Uzun vadede kritik soru, Rafsancani sonrası İran İslam Cumhuriyeti’nin hangi yöne evrileceğidir. Kurumsallaşmış partiler yerine bireylerin ön planda olduğu İran’da sistem, otuz yıla yakın süredir Hamaney ve Rafsancani arasındaki rekabet üzerinden şekillendi. Rafsancani, önceleri kolay manipüle edebileceğini düşündüğü Hamaney tarafından birkaç kere yenilgiye uğratılsa da, dini liderin denetimsiz gücü ve Batı karşıtı gelenekçilerin artan nüfuzu karşısında önemli bir fren işlevi gördü.
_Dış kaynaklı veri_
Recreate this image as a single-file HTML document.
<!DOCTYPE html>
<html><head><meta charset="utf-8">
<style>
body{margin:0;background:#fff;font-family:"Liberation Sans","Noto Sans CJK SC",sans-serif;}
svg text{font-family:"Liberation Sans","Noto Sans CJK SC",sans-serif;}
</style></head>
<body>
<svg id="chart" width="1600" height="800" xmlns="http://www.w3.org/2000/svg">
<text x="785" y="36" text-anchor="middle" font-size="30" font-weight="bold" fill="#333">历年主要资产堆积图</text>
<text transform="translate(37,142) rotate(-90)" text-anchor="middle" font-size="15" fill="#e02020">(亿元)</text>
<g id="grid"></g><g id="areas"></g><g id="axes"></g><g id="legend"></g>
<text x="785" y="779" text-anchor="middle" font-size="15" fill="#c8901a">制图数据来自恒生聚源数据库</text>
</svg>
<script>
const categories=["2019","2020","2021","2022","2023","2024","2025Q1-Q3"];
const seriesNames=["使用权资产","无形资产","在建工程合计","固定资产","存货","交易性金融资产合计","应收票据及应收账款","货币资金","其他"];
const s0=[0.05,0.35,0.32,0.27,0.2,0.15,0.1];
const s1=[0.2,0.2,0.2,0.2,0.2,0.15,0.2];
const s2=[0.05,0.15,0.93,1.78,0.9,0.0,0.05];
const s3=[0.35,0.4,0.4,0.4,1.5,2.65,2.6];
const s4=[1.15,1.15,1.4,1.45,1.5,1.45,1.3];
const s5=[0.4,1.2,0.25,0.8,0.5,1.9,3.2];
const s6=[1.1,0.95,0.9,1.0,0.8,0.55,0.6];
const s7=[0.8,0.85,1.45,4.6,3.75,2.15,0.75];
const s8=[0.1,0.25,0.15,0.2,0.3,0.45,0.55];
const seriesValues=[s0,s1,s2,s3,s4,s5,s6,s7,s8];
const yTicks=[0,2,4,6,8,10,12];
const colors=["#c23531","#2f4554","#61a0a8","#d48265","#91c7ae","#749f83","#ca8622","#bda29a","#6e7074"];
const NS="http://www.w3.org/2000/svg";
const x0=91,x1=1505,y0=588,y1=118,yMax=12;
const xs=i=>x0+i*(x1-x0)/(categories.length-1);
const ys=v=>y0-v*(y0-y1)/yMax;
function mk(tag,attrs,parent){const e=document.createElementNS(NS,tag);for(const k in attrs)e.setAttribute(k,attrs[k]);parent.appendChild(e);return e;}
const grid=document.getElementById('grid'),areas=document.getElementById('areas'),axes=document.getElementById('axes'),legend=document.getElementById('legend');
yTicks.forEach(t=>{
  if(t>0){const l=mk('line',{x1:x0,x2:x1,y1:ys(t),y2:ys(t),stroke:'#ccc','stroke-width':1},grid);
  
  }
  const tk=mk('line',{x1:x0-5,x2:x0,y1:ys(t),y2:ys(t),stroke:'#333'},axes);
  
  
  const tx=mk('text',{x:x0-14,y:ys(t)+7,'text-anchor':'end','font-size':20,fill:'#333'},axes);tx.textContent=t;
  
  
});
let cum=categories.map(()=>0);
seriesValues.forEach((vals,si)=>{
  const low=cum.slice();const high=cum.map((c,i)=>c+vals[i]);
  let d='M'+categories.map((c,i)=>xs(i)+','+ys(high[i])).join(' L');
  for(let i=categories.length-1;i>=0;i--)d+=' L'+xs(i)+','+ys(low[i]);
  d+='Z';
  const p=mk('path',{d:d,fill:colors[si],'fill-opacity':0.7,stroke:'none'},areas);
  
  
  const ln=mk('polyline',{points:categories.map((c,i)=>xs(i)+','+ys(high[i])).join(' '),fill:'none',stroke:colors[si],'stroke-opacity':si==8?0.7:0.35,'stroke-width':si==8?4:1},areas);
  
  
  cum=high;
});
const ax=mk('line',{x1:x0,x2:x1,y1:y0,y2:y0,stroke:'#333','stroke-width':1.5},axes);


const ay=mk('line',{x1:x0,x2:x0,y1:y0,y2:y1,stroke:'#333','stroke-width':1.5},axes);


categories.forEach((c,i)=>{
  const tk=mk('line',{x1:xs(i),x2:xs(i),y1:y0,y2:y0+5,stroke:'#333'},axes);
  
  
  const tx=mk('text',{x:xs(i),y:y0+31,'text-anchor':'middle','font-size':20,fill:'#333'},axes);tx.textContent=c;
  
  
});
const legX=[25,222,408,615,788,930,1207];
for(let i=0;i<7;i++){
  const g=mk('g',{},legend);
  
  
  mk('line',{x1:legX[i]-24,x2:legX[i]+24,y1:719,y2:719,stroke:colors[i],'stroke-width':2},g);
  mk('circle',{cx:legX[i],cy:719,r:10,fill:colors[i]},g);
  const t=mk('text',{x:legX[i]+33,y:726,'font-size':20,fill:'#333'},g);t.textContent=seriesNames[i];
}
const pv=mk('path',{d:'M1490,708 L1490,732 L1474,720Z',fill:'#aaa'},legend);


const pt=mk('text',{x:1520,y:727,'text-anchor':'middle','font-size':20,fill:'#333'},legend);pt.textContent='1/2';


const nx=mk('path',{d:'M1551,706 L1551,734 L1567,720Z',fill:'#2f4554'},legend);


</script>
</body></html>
Daha da önemlisi, Rafsancani, Hamaney’den sonraki dini lideri tayin edecek olan Uzmanlar Meclisi’nin önemli bir üyesiydi. (Bu kurumun üyeleri, önümüzdeki ay halkoyuyla sekiz yıllığına yeniden seçilecek). Dolayısıyla, artık ihtiyarlamış olan bu ikiliden hangisinin daha uzun yaşayacağı İran’da yıllardır fısıltı halinde konuşuluyor, prostat kanseri tedavisi gören dini liderin, Rafsancani’den biraz daha genç olmasına rağmen, sağlık sorunlarıyla uğraştığı biliniyordu. Son derece dinç ve enerjik görünen Rafsancani ise çoktan Hamaney’den sonraki düzeni tasarlamaya girişmiş, aralık ayında verdiği bir demeçte, tek lider yerine farklı görüşlerin temsil edildiği bir liderlik konseyinden bile bahsetmişti.

Rafsancani’nin ölümü, vesayet kurumlarını ellerinde tutmak isteyen gelenekçiler tarafından Allah’ın bir lütfu, ılımlılar ve reformcular için ise endişe verici bir kayıp olarak görülecektir. Defalarca siyasi ölümü atlatan Rafsancani, bu sefer de mezarından çıkıp geri dönmediği sürece…

* Graz Ünivesitesi, Güneydoğu Avrupa Araştırmaları Merkezi, Yardımcı Doçent.